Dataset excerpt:
____
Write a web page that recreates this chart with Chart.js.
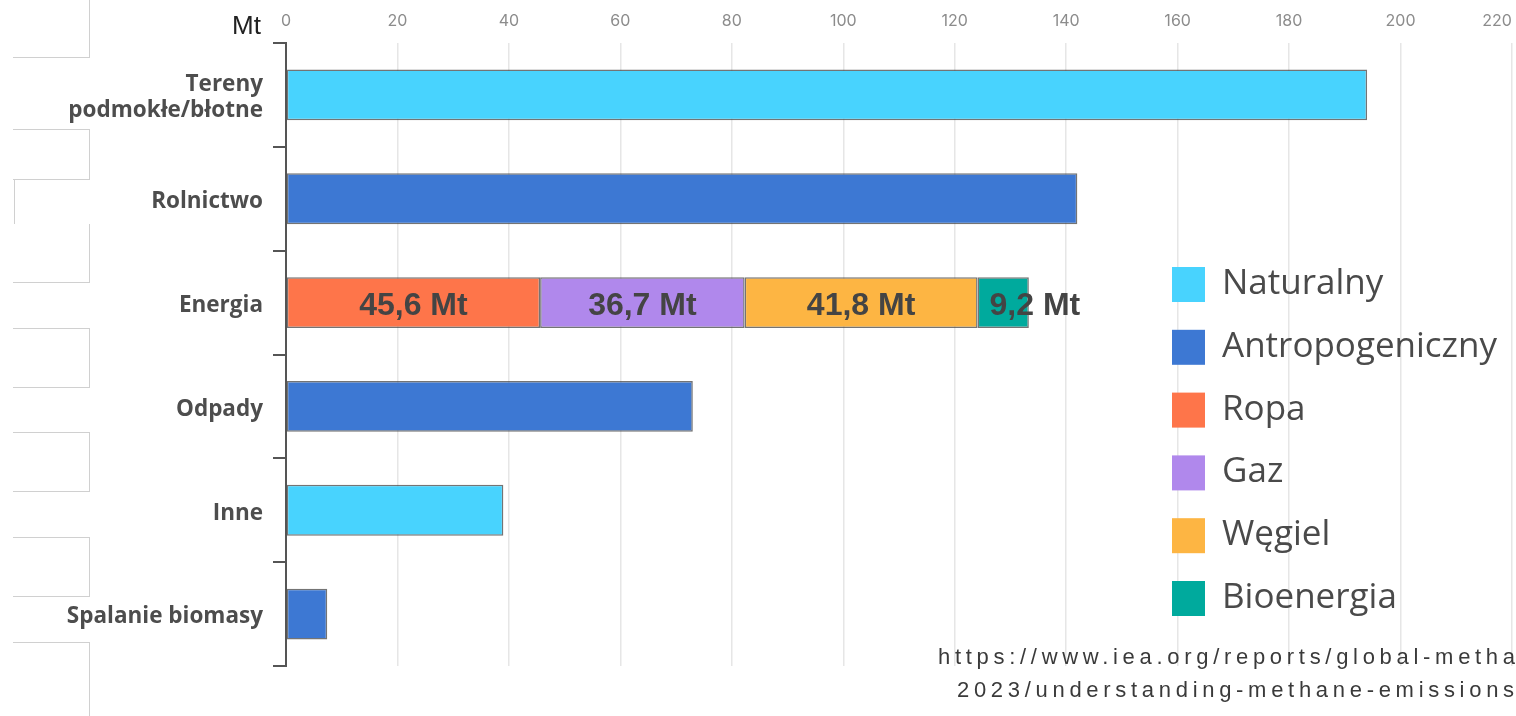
<!DOCTYPE html>
<html>
<head>
<meta charset="utf-8">
<title>Emisje metanu</title>
<script src="https://cdn.jsdelivr.net/npm/chart.js@4.4.1/dist/chart.umd.min.js"></script>
<style>
  html, body { margin: 0; padding: 0; background: #fff; overflow: hidden; }
  #wrap { position: relative; width: 1516px; height: 716px; }
  canvas { position: absolute; left: 0; top: 0; }
  .box { position: absolute; left: 13px; width: 76px; border: 1px solid #d0d0d0; border-left: none; }
  .src { position: absolute; font: 22px "Liberation Sans", Arial, sans-serif; letter-spacing: 4.7px; color: #3a3a3a; white-space: nowrap; }
</style>
</head>
<body>
<div id="wrap">
  <div class="box" style="top:-2px;height:58px"></div>
  <div class="box" style="top:129px;height:49px"></div>
  <div class="box" style="top:179px;height:44px;left:14px;width:75px;border-left:1px solid #d0d0d0;border-right:none;border-bottom:none"></div>
  <div class="box" style="top:224px;height:58px;border-top:none"></div>
  <div class="box" style="top:328px;height:58px"></div>
  <div class="box" style="top:432px;height:58px"></div>
  <div class="box" style="top:537px;height:58px"></div>
  <div class="box" style="top:642px;height:80px"></div>
  <canvas id="chart" width="1516" height="716"></canvas>
  <div class="src" style="left:938px;top:644px">https://www.iea.org/reports/global-methane-tracker-</div>
  <div class="src" style="left:957px;top:677px">2023/understanding-methane-emissions</div>
</div>
<script>
// kategorie i wartości (Mt metanu rocznie)
var categories = [["Tereny", "podmokłe/błotne"], "Rolnictwo", "Energia", "Odpady", "Inne", "Spalanie biomasy"];
var naturalny       = [194, null, null, null, 39, null];
var antropogeniczny = [null, 142, null, 73, null, 7.4];
var ropa            = [null, null, 45.6, null, null, null];
var gaz             = [null, null, 36.7, null, null, null];
var wegiel          = [null, null, 41.8, null, null, null];
var bioenergia      = [null, null, 9.2, null, null, null];
var xTicks = [0, 20, 40, 60, 80, 100, 120, 140, 160, 180, 200, 220];

function ds(label, data, color, showValue) {
  return {
    label: label,
    data: data,
    backgroundColor: color,
    borderColor: "rgba(70,70,70,0.75)",
    borderWidth: 1.5,
    borderSkipped: false,
    showValue: showValue,
    categoryPercentage: 1,
    barPercentage: 0.49
  };
}

// osie u góry, etykiety wartości i legenda rysowane ręcznie
var extras = {
  id: "extras",
  afterDraw: function(chart) {
    var ctx = chart.ctx;
    var x = chart.scales.x;
    ctx.save();

    ctx.fillStyle = "#8c8c8c";
    ctx.font = "16px Inter, Lato, sans-serif";
    ctx.textAlign = "center";
    ctx.textBaseline = "middle";
    xTicks.forEach(function(t, i) {
      var px = x.getPixelForValue(t);
      if (i === xTicks.length - 1) px -= 15;
      ctx.fillText(String(t), px, 21);
    });

    ctx.fillStyle = "#222";
    ctx.font = "26px 'Liberation Sans', Arial, sans-serif";
    ctx.textAlign = "right";
    ctx.fillText("Mt", 261, 27);

    // wartości na segmentach Energii
    ctx.fillStyle = "#444";
    ctx.font = "bold 32px 'Liberation Sans', Arial, sans-serif";
    ctx.textAlign = "center";
    chart.data.datasets.forEach(function(d, i) {
      if (!d.showValue) return;
      chart.getDatasetMeta(i).data.forEach(function(bar, j) {
        var v = d.data[j];
        if (v == null) return;
        var txt = v.toFixed(1).replace(".", ",") + " Mt";
        var w = ctx.measureText(txt).width;
        var l = bar.base, r = bar.x;
        var cx = w < r - l - 10 ? (l + r) / 2 : l + 12 + w / 2;
        ctx.fillText(txt, cx, bar.y + 4);
      });
    });

    // legenda
    ctx.font = "35px 'Open Sans', sans-serif";
    ctx.textAlign = "left";
    chart.data.datasets.forEach(function(d, i) {
      var yc = 284 + i * 62.8;
      ctx.fillStyle = d.backgroundColor;
      ctx.fillRect(1172, yc - 17, 33, 35);
      ctx.fillStyle = "#4a4a4a";
      ctx.fillText(d.label, 1222, yc);
    });
    ctx.restore();
  }
};

new Chart("chart", {
  type: "bar",
  data: {
    labels: categories,
    datasets: [
      ds("Naturalny", naturalny, "#48d3fe", false),
      ds("Antropogeniczny", antropogeniczny, "#3d78d3", false),
      ds("Ropa", ropa, "#fe754a", true),
      ds("Gaz", gaz, "#b088ec", true),
      ds("Węgiel", wegiel, "#fdb543", true),
      ds("Bioenergia", bioenergia, "#00aa9d", true)
    ]
  },
  options: {
    indexAxis: "y",
    responsive: false,
    animation: false,
    layout: { autoPadding: false, padding: { top: 0, right: 4, bottom: 50, left: 0 } },
    plugins: { legend: { display: false }, tooltip: { enabled: false } },
    scales: {
      x: {
        position: "top",
        stacked: true,
        min: 0,
        max: 220,
        ticks: { display: false, stepSize: 20 },
        grid: { color: "#e6e6e6", lineWidth: 1.5, drawTicks: false },
        border: { display: false },
        afterFit: function(s) { s.height = 43; }
      },
      y: {
        stacked: true,
        grid: { drawOnChartArea: false, color: "#555", lineWidth: 2, tickLength: 13 },
        border: { color: "#555", width: 2 },
        ticks: {
          color: "#4d4d4d",
          padding: 10,
          labelOffset: 3,
          font: { family: "'Open Sans', sans-serif", size: 22.5, weight: "bold", lineHeight: 1.15 }
        },
        afterFit: function(s) { s.width = 286; }
      }
    }
  },
  plugins: [extras]
});
</script>
</body>
</html>
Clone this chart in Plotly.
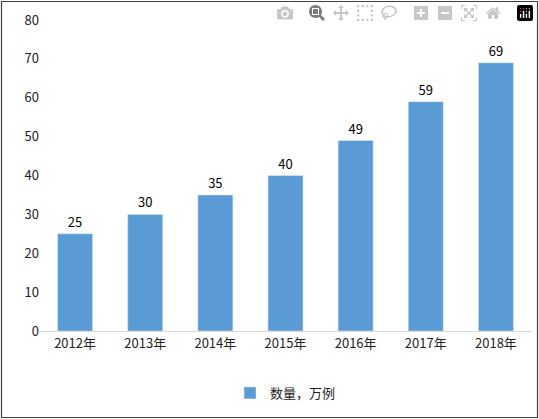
import plotly.graph_objects as go

categories = ["2012年", "2013年", "2014年", "2015年", "2016年", "2017年", "2018年"]
values = [25, 30, 35, 40, 49, 59, 69]
series_name = "数量，万例"

fig = go.Figure(go.Bar(
    x=categories, y=values, name=series_name,
    marker_color="#5B9BD5", width=0.5,
    text=values, textposition="outside", textfont=dict(size=13, color="#000"),
    cliponaxis=False,
))
L, R, T, B = 40, 8, 20, 88
W, H = 539, 419
pw, ph = W - L - R, H - T - B
def px(x): return (x - L) / pw
def py(y): return (H - B - y) / ph
fig.update_layout(
    width=W, height=H, margin=dict(l=L, r=R, t=T, b=B),
    paper_bgcolor="white", plot_bgcolor="white",
    font=dict(family="Noto Sans CJK SC, sans-serif", size=12, color="#222"),
    showlegend=True,
    legend=dict(orientation="h", x=0.5, xanchor="center", y=py(393), yanchor="middle",
                font=dict(size=13)),
    xaxis=dict(showline=True, linecolor="#d9d9d9", linewidth=1, ticks="", tickfont=dict(size=13)),
    yaxis=dict(range=[0, 80], dtick=10, showgrid=False, zeroline=False, showline=False,
               tickfont=dict(size=13)),
    shapes=[dict(type="rect", xref="paper", yref="paper",
                 x0=px(1.5), x1=px(537.5), y0=py(417.5), y1=py(1.5),
                 line=dict(color="#404040", width=1.2))],
)
fig.write_html("out.html",
               post_script="document.body.style.margin='0';document.body.style.overflow='hidden';")
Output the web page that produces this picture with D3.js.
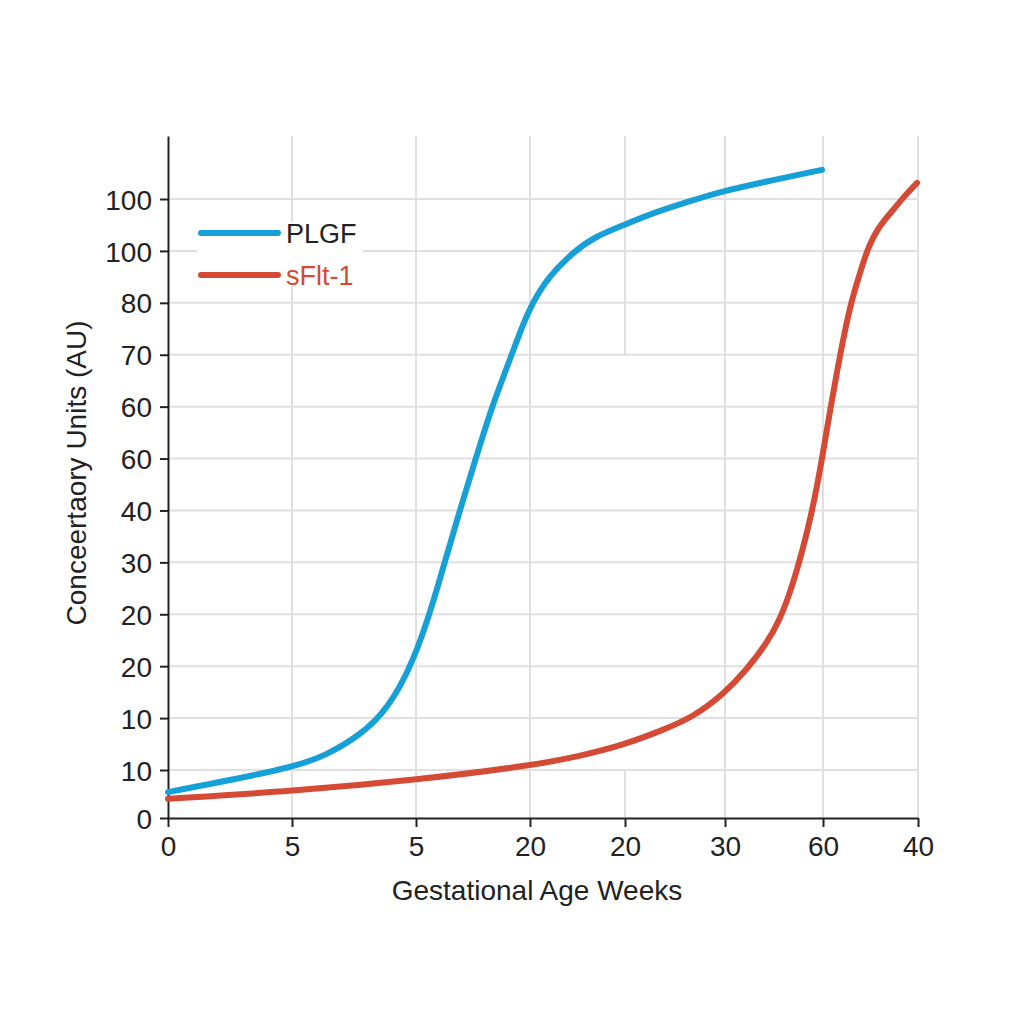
<!DOCTYPE html>
<html>
<head>
<meta charset="utf-8">
<script src="https://cdn.jsdelivr.net/npm/d3@7"></script>
<style>
  html, body { margin: 0; padding: 0; background: #fff; }
  svg { display: block; font-family: "Liberation Sans", Arial, Helvetica, sans-serif; }
</style>
</head>
<body>
<div id="chart"></div>
<script>
// tick labels as printed on the chart (positions are by index)
const xLabels = ["0", "5", "5", "20", "20", "30", "60", "40"];
const yLabels = ["0", "10", "10", "20", "20", "30", "40", "60", "60", "70", "80", "100", "100"];

// curves, in tick-index units
const plgfX = [0, 1.01, 1.28, 1.55, 1.77, 1.98, 2.15, 2.25, 2.38, 2.52, 2.66, 2.84, 2.93, 3.02, 3.19, 3.47, 3.68, 3.99, 4.28, 4.62, 4.95, 5.46, 5.99];
const plgfY = [0.54, 1.04, 1.29, 1.67, 2.16, 3.08, 4.22, 4.99, 5.97, 6.97, 7.97, 9.0, 9.54, 9.98, 10.5, 11.0, 11.27, 11.5, 11.73, 11.94, 12.14, 12.35, 12.56];

const sfltX = [0, 1.01, 1.99, 3.0, 3.53, 3.98, 4.38, 4.68, 4.98, 5.22, 5.43, 5.56, 5.69, 5.88, 5.99, 6.08, 6.18, 6.29, 6.4, 6.46, 6.58, 6.74, 6.83, 6.99];
const sfltY = [0.4, 0.56, 0.79, 1.08, 1.27, 1.48, 1.77, 2.02, 2.45, 2.93, 3.45, 3.9, 4.53, 5.86, 6.99, 7.99, 9.0, 10.0, 10.63, 11.0, 11.46, 11.79, 12.0, 12.31];

const seriesNames = ["PLGF", "sFlt-1"];
const seriesColors = ["#16a0d8", "#d44a35"];

const W = 1024, H = 1024;
const svg = d3.select("#chart").append("svg").attr("width", W).attr("height", H);

// the printed ticks are not evenly spaced, so the scales are piecewise
const x = d3.scaleLinear()
    .domain([0, 1, 2, 3, 4, 5, 6, 7])
    .range([168, 292, 416, 530, 625, 725, 823, 918]);
const y = d3.scaleLinear()
    .domain([0, 1, 12, 13.21])
    .range([818, 770, 199, 136]);

const grid = svg.append("g").attr("stroke", "#e0e0e0").attr("stroke-width", 2);

// horizontal grid
grid.selectAll("line.h")
    .data(d3.range(1, yLabels.length))
    .join("line")
    .attr("class", "h")
    .attr("x1", x(0)).attr("x2", x(7))
    .attr("y1", d => y(d)).attr("y2", d => y(d));

// legend background hides the grid behind it
svg.append("rect")
    .attr("x", 197).attr("y", 222).attr("width", 166).attr("height", 64)
    .attr("fill", "#fff");

// vertical grid (the one at index 4 is broken in the middle)
const vSegs = [];
d3.range(1, xLabels.length).forEach(i => {
    if (i === 4) {
        vSegs.push({ i, y0: 0, y1: 1 });
        vSegs.push({ i, y0: 9, y1: 13.21 });
    } else {
        vSegs.push({ i, y0: 0, y1: 13.21 });
    }
});
grid.selectAll("line.v")
    .data(vSegs)
    .join("line")
    .attr("class", "v")
    .attr("x1", d => x(d.i)).attr("x2", d => x(d.i))
    .attr("y1", d => y(d.y0)).attr("y2", d => y(d.y1));

// axes
const xAxis = svg.append("g")
    .attr("transform", `translate(0,${y(0)})`)
    .call(d3.axisBottom(x).tickValues(d3.range(xLabels.length)).tickFormat(i => xLabels[i]).tickSize(9).tickSizeOuter(0).tickPadding(9));
const yAxis = svg.append("g")
    .attr("transform", `translate(${x(0)},0)`)
    .call(d3.axisLeft(y).tickValues(d3.range(yLabels.length)).tickFormat(i => yLabels[i]).tickSize(8).tickSizeOuter(0).tickPadding(8));

[xAxis, yAxis].forEach(g => {
    g.select(".domain").attr("stroke", "#222").attr("stroke-width", 2);
    g.selectAll(".tick line").attr("stroke", "#222").attr("stroke-width", 2);
    g.selectAll(".tick text").attr("fill", "#222").style("font-size", "28px")
        .style("font-family", "'Liberation Sans', Arial, sans-serif");
});
yAxis.selectAll(".tick text").attr("dy", "0.36em");

// curves (basis smooths out the reading noise)
const line = d3.line().x(d => x(d[0])).y(d => y(d[1])).curve(d3.curveBasis);
const series = [d3.zip(plgfX, plgfY), d3.zip(sfltX, sfltY)];

svg.append("g").selectAll("path")
    .data(series)
    .join("path")
    .attr("d", line)
    .attr("fill", "none")
    .attr("stroke", (d, i) => seriesColors[i])
    .attr("stroke-width", 6)
    .attr("stroke-linecap", "round")
    .attr("stroke-linejoin", "round");

// legend
const legend = svg.append("g");
const lg = legend.selectAll("g")
    .data(seriesNames)
    .join("g")
    .attr("transform", (d, i) => `translate(201,${233 + i * 42})`);
lg.append("line")
    .attr("x1", 0).attr("x2", 77)
    .attr("stroke", (d, i) => seriesColors[i])
    .attr("stroke-width", 6)
    .attr("stroke-linecap", "round");
lg.append("text")
    .attr("x", 85).attr("dy", "0.36em")
    .style("font-size", "27px")
    .attr("fill", (d, i) => i === 0 ? "#222" : seriesColors[i])
    .text(d => d);

// axis titles
svg.append("text")
    .attr("x", 537).attr("y", 900)
    .attr("text-anchor", "middle")
    .style("font-size", "28px").attr("fill", "#222")
    .text("Gestational Age Weeks");

svg.append("text")
    .attr("transform", "translate(86,473) rotate(-90)")
    .attr("text-anchor", "middle")
    .style("font-size", "28px").attr("fill", "#222")
    .text("Conceertaory Units (AU)");
</script>
</body>
</html>
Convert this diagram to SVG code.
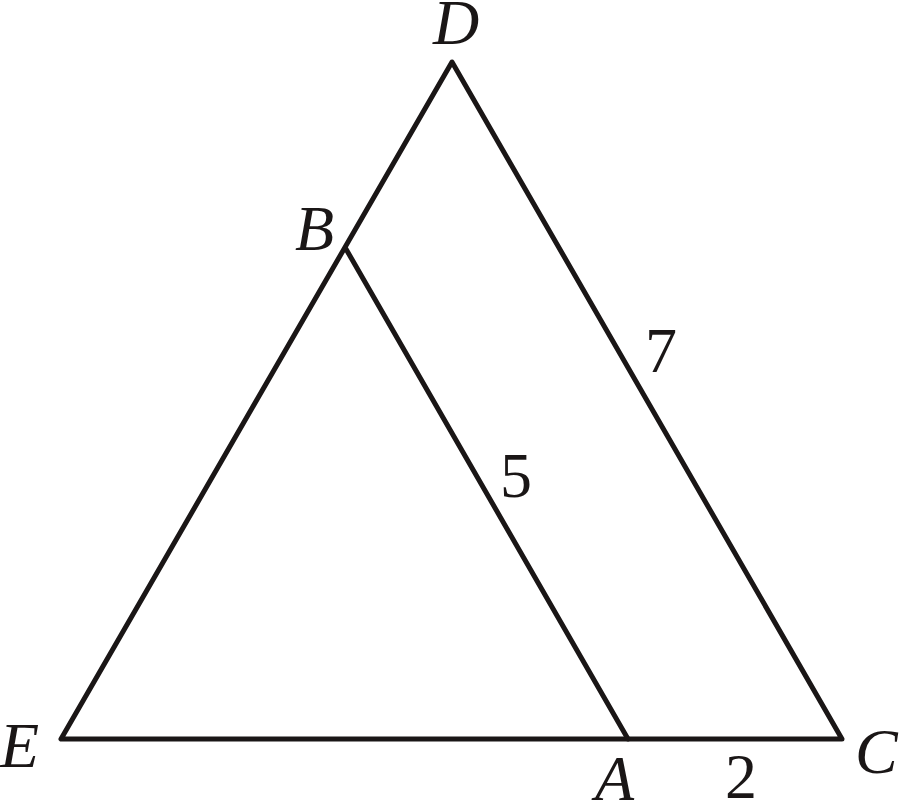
<svg xmlns="http://www.w3.org/2000/svg" width="901" height="801" viewBox="0 0 901 801">
<style>
.l{font-family:"Liberation Serif","Times New Roman",serif;font-size:64px;fill:#1a1616}
.i{font-style:italic}
.s{fill:none;stroke:#1a1616;stroke-width:5;stroke-linejoin:round;stroke-linecap:round}
</style>
<rect width="901" height="801" fill="#fff"/>
<g id="connectors">
<polygon class="s" points="452,62 61,739 842,739"/>
<line class="s" x1="346" y1="249" x2="628" y2="739"/>
</g>
<g id="D"><text class="l i" x="433" y="44">D</text></g>
<g id="B"><text class="l i" x="295" y="250">B</text></g>
<g id="E"><text class="l i" x="0" y="767">E</text></g>
<g id="A"><text class="l i" x="595" y="800">A</text></g>
<g id="C"><text class="l i" x="855" y="773">C</text></g>
<g id="n7"><text class="l" x="645" y="372">7</text></g>
<g id="n5"><text class="l" x="500" y="497">5</text></g>
<g id="n2"><text class="l" x="725" y="798">2</text></g>
</svg>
____
- [Aim] Report only how many lines in the listing contain the string "this".

- [Finished answer] 4